Au sommet de l'édifice trône l'intégrale des Sonates et partitas pour violon seul dont les deux volumes parus séparément étaient récompensés dans nos colonnes - les BWV 1004 à 1006 glanaient même un Diapason d'or de l'année 2010. D'un raffinement constant, le parcours unit la force d'une technique moderne (le Stradivarius « La Belle au bois dormant » de 1704 joué par la musicienne est ici monté de cordes en métal) et les connaissances acquises par le mouvement « historiquement informé ». Partout y souffle l'esprit dans une pureté, une nudité presque ascétiques - l'économie du vibrato n'y est pas pour rien, qui expose d'ailleurs une intonation immaculée. Must absolu.

Pour le reste du voyage, la violoniste troque son Strad' pour un Jacobus Stainer - luthier très estimé de Bach lui-même - de 1658 monté de cordes en boyau. Dans les BWV 1014-1019, l'équilibre se réalise comme naturellement avec le beau clavecin d'après Gräbner joué par Kristian Bezuidenhout. Une version volontiers hédoniste, aux couleurs soignées, peut-être un rien distante.

Côté chambriste, l'aventure s'arrête ici -manquent donc les pièces avec basse continue (BWV 1021-1026 ) ainsi que les sonates en trio - rêvons tout de même à celle de L'Offrande musicale !

Côté concertos, tuttissimo : aux canoniques BWV 1041 et 1042, Faust et ses comparses ajoutent, comme de juste, le double BWV 1043, le violon-hautbois BWV 1060R, la reconstitution d’un état premier putatif du BWV 1052 – qu’on adhère ou non à l’hypothèse, le résultat est grisant, la maîtrise sans borne et sans tapage de la violoniste éblouissent.

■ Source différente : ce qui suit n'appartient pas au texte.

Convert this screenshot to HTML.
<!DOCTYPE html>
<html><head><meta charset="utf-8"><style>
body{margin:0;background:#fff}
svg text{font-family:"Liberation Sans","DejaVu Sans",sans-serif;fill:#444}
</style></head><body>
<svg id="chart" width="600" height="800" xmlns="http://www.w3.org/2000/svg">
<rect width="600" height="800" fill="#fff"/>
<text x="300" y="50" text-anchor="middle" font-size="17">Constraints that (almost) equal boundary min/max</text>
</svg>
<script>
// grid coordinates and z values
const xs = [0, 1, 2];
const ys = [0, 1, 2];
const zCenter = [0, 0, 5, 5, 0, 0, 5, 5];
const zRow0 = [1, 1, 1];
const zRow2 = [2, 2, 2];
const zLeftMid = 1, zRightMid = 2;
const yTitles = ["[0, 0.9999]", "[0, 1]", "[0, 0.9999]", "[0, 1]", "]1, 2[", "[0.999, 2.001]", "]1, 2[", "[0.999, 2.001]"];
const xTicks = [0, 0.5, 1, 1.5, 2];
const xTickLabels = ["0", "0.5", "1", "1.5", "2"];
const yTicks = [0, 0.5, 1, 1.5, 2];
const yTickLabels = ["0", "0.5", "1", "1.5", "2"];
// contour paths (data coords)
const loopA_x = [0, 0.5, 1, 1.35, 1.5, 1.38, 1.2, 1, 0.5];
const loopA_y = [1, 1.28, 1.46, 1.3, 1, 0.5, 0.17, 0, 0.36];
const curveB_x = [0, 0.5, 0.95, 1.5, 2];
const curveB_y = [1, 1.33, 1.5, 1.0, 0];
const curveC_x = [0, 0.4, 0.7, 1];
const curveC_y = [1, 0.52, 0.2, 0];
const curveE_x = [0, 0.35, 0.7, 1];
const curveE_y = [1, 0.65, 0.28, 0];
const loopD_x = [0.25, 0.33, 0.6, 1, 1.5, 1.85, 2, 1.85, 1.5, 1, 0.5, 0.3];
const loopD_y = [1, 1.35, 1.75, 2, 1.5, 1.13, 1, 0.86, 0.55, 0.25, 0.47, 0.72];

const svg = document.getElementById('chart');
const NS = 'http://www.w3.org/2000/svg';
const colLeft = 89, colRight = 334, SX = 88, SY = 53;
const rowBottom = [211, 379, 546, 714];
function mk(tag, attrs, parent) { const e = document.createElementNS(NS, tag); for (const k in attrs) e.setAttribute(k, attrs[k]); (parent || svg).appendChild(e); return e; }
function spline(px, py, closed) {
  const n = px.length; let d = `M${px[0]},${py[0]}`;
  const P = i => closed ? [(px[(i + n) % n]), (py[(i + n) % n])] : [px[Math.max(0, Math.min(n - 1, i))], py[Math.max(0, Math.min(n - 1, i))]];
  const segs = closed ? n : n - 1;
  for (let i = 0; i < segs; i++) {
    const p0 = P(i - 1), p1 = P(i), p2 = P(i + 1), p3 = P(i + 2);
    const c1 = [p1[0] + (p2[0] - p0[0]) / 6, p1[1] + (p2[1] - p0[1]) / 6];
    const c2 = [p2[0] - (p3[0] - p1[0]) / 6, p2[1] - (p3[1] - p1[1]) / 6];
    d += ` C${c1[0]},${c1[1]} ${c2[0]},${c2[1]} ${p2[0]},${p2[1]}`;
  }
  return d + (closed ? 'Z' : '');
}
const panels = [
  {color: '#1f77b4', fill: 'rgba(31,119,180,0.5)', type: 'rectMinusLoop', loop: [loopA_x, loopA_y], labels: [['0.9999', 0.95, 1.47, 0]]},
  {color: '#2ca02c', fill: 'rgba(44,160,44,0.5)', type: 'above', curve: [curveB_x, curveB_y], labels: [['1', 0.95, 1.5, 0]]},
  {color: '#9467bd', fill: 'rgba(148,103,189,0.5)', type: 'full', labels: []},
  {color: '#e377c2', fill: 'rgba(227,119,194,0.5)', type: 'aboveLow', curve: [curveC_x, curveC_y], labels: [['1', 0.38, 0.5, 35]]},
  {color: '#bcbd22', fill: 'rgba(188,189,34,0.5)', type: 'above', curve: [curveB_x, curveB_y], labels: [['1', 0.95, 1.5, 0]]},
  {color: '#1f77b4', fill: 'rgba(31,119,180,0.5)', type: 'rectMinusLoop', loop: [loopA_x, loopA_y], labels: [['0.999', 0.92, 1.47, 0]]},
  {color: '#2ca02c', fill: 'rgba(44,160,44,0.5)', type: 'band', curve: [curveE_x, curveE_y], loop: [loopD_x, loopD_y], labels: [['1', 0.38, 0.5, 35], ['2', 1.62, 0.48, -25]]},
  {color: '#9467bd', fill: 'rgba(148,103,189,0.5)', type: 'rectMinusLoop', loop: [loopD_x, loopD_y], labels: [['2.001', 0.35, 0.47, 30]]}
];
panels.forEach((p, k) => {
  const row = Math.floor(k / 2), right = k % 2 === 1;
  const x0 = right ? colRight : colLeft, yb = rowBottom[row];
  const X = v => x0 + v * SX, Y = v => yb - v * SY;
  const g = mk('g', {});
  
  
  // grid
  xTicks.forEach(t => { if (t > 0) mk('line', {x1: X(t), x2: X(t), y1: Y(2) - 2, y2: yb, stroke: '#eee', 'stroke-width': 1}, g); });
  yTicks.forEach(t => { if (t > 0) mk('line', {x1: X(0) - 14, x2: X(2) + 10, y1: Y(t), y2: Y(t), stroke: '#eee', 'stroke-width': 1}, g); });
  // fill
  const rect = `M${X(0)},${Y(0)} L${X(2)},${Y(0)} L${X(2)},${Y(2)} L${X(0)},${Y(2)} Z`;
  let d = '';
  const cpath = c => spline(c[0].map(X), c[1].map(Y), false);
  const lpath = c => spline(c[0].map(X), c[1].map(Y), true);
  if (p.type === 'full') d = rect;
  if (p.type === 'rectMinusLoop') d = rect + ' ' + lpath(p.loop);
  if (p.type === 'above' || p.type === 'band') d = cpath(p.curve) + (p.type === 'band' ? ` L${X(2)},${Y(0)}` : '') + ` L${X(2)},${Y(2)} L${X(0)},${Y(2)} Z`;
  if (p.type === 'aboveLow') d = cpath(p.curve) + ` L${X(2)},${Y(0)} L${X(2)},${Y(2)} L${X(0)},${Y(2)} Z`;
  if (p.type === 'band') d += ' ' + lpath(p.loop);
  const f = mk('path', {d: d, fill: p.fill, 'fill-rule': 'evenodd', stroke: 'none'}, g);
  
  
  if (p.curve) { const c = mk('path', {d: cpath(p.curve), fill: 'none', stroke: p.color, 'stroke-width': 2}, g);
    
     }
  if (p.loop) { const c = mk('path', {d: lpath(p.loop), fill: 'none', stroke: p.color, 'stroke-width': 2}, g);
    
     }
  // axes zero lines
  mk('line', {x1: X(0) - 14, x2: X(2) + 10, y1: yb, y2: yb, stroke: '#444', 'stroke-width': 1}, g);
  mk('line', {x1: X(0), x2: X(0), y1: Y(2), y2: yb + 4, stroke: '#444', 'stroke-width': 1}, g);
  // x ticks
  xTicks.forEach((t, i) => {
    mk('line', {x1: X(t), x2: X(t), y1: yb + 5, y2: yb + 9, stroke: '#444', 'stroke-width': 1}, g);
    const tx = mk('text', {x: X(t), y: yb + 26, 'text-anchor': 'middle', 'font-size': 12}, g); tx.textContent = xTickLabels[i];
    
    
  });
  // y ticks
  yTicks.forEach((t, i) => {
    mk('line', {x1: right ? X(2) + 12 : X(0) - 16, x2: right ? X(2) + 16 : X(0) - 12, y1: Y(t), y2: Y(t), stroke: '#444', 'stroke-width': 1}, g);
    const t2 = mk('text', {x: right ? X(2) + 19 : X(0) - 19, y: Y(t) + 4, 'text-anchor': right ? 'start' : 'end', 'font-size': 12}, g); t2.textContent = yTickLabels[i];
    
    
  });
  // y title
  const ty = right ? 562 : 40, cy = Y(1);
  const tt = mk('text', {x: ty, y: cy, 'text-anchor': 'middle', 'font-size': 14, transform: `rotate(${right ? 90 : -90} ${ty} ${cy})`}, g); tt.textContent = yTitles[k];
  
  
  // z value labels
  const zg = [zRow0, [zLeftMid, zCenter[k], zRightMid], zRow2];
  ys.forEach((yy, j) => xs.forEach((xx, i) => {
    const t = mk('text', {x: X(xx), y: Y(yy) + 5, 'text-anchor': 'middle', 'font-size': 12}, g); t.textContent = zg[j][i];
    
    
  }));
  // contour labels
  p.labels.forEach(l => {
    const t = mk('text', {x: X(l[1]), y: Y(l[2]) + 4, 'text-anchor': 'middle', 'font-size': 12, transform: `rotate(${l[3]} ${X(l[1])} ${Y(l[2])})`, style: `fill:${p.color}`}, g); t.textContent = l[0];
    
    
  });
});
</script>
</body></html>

S’y ajoute un autre état premier hypothétique : celui de la célèbre Suite en si mineur abaissée d’un ton et dont la partie soliste passe de la flûte au violon.

Orchestral ou chambriste ?

L'ensemble y gagne un moelleux, un dialogue à mi- chemin entre le chambriste et l'orchestral, et quand la Badinerie pétille tant (quels accents !), on ne fait guère la fine bouche.

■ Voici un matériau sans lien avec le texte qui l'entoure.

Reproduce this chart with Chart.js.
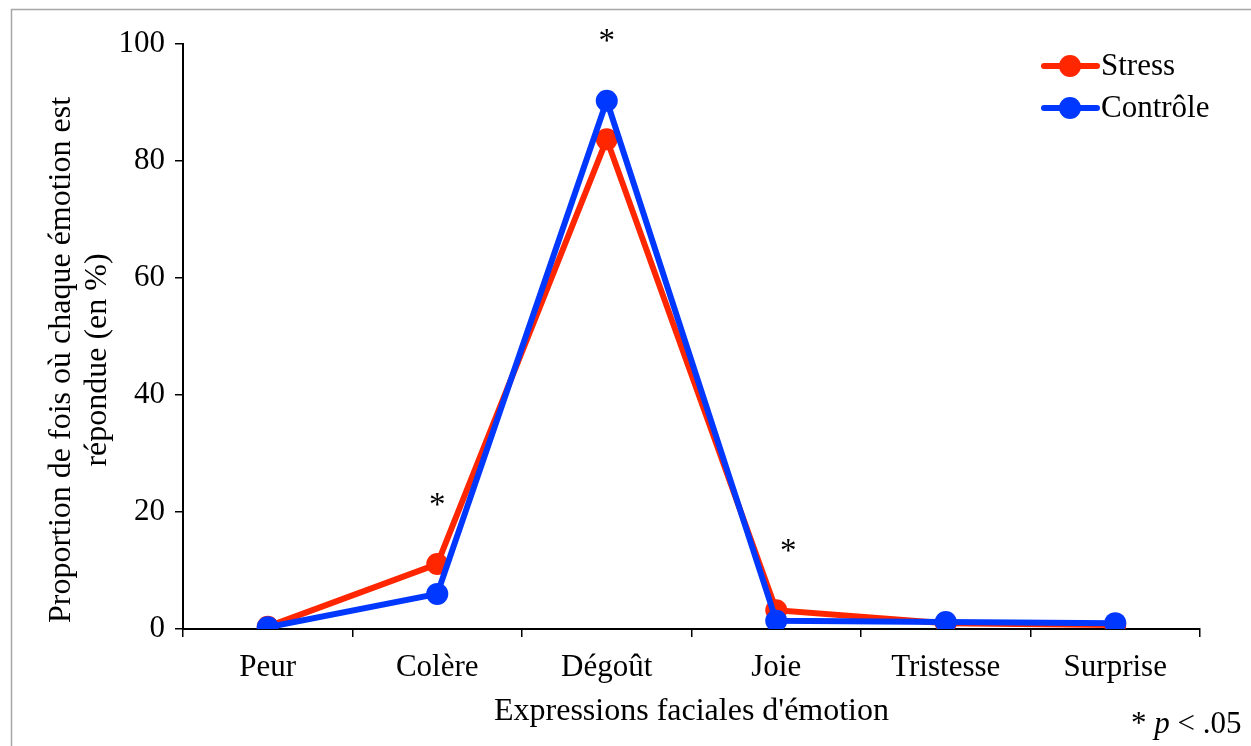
<!DOCTYPE html>
<html>
<head>
<meta charset="utf-8">
<script src="https://cdn.jsdelivr.net/npm/chart.js@4.4.1/dist/chart.umd.min.js"></script>
<style>
  html, body { margin: 0; padding: 0; background: #fff; overflow: hidden; }
  canvas { display: block; }
</style>
</head>
<body>
<canvas id="emotions" width="1251" height="746"></canvas>
<script>
"use strict"

const categories = ['Peur', 'Colère', 'Dégoût', 'Joie', 'Tristesse', 'Surprise']
const stress_values = [0.4, 11.1, 83.7, 3.2, 1.0, 0.7]
const controle_values = [0.3, 6.0, 90.3, 1.4, 1.2, 1.0]
const significant = ['Colère', 'Dégoût', 'Joie']
const y_ticks = [0, 20, 40, 60, 80, 100]

const RED = 'rgb(255, 38, 0)'
const BLUE = 'rgb(0, 56, 255)'
const SERIF = '"Liberation Serif", "Times New Roman", serif'
const FS = 31

const ctx = document.getElementById('emotions').getContext('2d')

// textes en plus : titres d'axes, légende, astérisques, cadre
const extras = {
    id: 'extras',
    beforeDraw(chart) {
        const c = chart.ctx
        c.save()
        c.strokeStyle = '#a6a6a6'
        c.lineWidth = 1.5
        c.strokeRect(11.5, 9.5, 1400, 900)
        c.restore()
    },
    afterDraw(chart) {
        const c = chart.ctx
        const area = chart.chartArea
        const x = chart.scales.x
        const y = chart.scales.y
        c.save()
        c.fillStyle = '#000'

        // titre axe Y (deux lignes)
        c.save()
        c.translate(62, 360)
        c.rotate(-Math.PI / 2)
        c.font = `32px ${SERIF}`
        c.textAlign = 'center'
        c.textBaseline = 'middle'
        c.fillText('Proportion de fois où chaque émotion est', 0, 0)
        c.fillText('répondue (en %)', 0, 36)
        c.restore()

        // titre axe X
        c.font = `32px ${SERIF}`
        c.textAlign = 'center'
        c.textBaseline = 'middle'
        c.fillText("Expressions faciales d'émotion", (area.left + area.right) / 2, 712)

        // astérisques
        c.font = `${FS + 2}px ${SERIF}`
        significant.forEach(cat => {
            const i = categories.indexOf(cat)
            const top = Math.max(stress_values[i], controle_values[i])
            const dx = cat === 'Joie' ? 12 : 0
            c.fillText('*', x.getPixelForValue(i) + dx, y.getPixelForValue(top) - 58)
        })

        // note p < .05
        c.textAlign = 'left'
        c.textBaseline = 'alphabetic'
        c.font = `${FS}px ${SERIF}`
        let px = 1131
        c.fillText('* ', px, 733)
        px += c.measureText('* ').width
        c.font = `italic ${FS}px ${SERIF}`
        c.fillText('p', px, 733)
        px += c.measureText('p').width
        c.font = `${FS}px ${SERIF}`
        c.fillText(' < .05', px, 733)

        // légende
        const items = [['Stress', RED, 66], ['Contrôle', BLUE, 108]]
        items.forEach(([label, color, ly]) => {
            c.strokeStyle = color
            c.fillStyle = color
            c.lineWidth = 6
            c.lineCap = 'round'
            c.beginPath()
            c.moveTo(1044, ly)
            c.lineTo(1097, ly)
            c.stroke()
            c.beginPath()
            c.arc(1070, ly, 11, 0, Math.PI * 2)
            c.fill()
            c.fillStyle = '#000'
            c.font = `${FS}px ${SERIF}`
            c.textBaseline = 'middle'
            c.fillText(label, 1101, ly + 1)
        })
        c.restore()
    }
}

new Chart(ctx, {
    type: 'line',
    data: {
        labels: categories,
        datasets: [{
            label: 'Stress',
            data: stress_values,
            borderColor: RED,
            backgroundColor: RED,
            borderWidth: 6,
            pointRadius: 11,
            pointHoverRadius: 11,
            pointBorderWidth: 0,
            tension: 0,
            order: 2
        }, {
            label: 'Contrôle',
            data: controle_values,
            borderColor: BLUE,
            backgroundColor: BLUE,
            borderWidth: 6,
            pointRadius: 11,
            pointHoverRadius: 11,
            pointBorderWidth: 0,
            tension: 0,
            order: 1
        }]
    },
    options: {
        responsive: false,
        animation: false,
        devicePixelRatio: 1,
        layout: {
            padding: { top: 44, right: 51, bottom: 0, left: 0 }
        },
        plugins: {
            legend: { display: false },
            tooltip: { enabled: false }
        },
        scales: {
            x: {
                offset: true,
                grid: {
                    offset: true,
                    drawOnChartArea: false,
                    drawTicks: true,
                    tickLength: 8,
                    color: '#000',
                    lineWidth: 1.5
                },
                border: { display: true, color: '#000', width: 2 },
                ticks: {
                    color: '#000',
                    padding: 12,
                    font: { family: SERIF, size: FS }
                },
                afterFit: (scale) => { scale.height = 117 }
            },
            y: {
                min: 0,
                max: 100,
                afterBuildTicks: (scale) => {
                    scale.ticks = y_ticks.map(v => ({ value: v }))
                },
                grid: {
                    drawOnChartArea: false,
                    drawTicks: true,
                    tickLength: 8,
                    color: '#000',
                    lineWidth: 1.5
                },
                border: { display: true, color: '#000', width: 2 },
                ticks: {
                    color: '#000',
                    padding: 10,
                    font: { family: SERIF, size: FS }
                },
                afterFit: (scale) => { scale.width = 183 }
            }
        }
    },
    plugins: [extras]
})
</script>
</body>
</html>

Parmi les six Concerts brandebourgeois d'« Akamus » deuxième gravure, les plus réussis sont justement ceux où s'invite Faust : « un no 3 effervescent, solaire, avec des dialogues qui circulent entre les pupitres comme des bourrasques, un no 4 pimpant et délicat» (Jean-Christophe Pucek, cf. no 704 ).

Si, pour quelques pages, on peut trouver plus gratifiant ailleurs - certains concertos gagneraient à davantage de panache -, l'ensemble s'impose comme un tout : celui d'un répertoire rarement réuni d'un seul bloc, celui d'un parcours d'artiste exemplaire par sa pudeur et sa sagesse. Vertus cardinales chez Bach.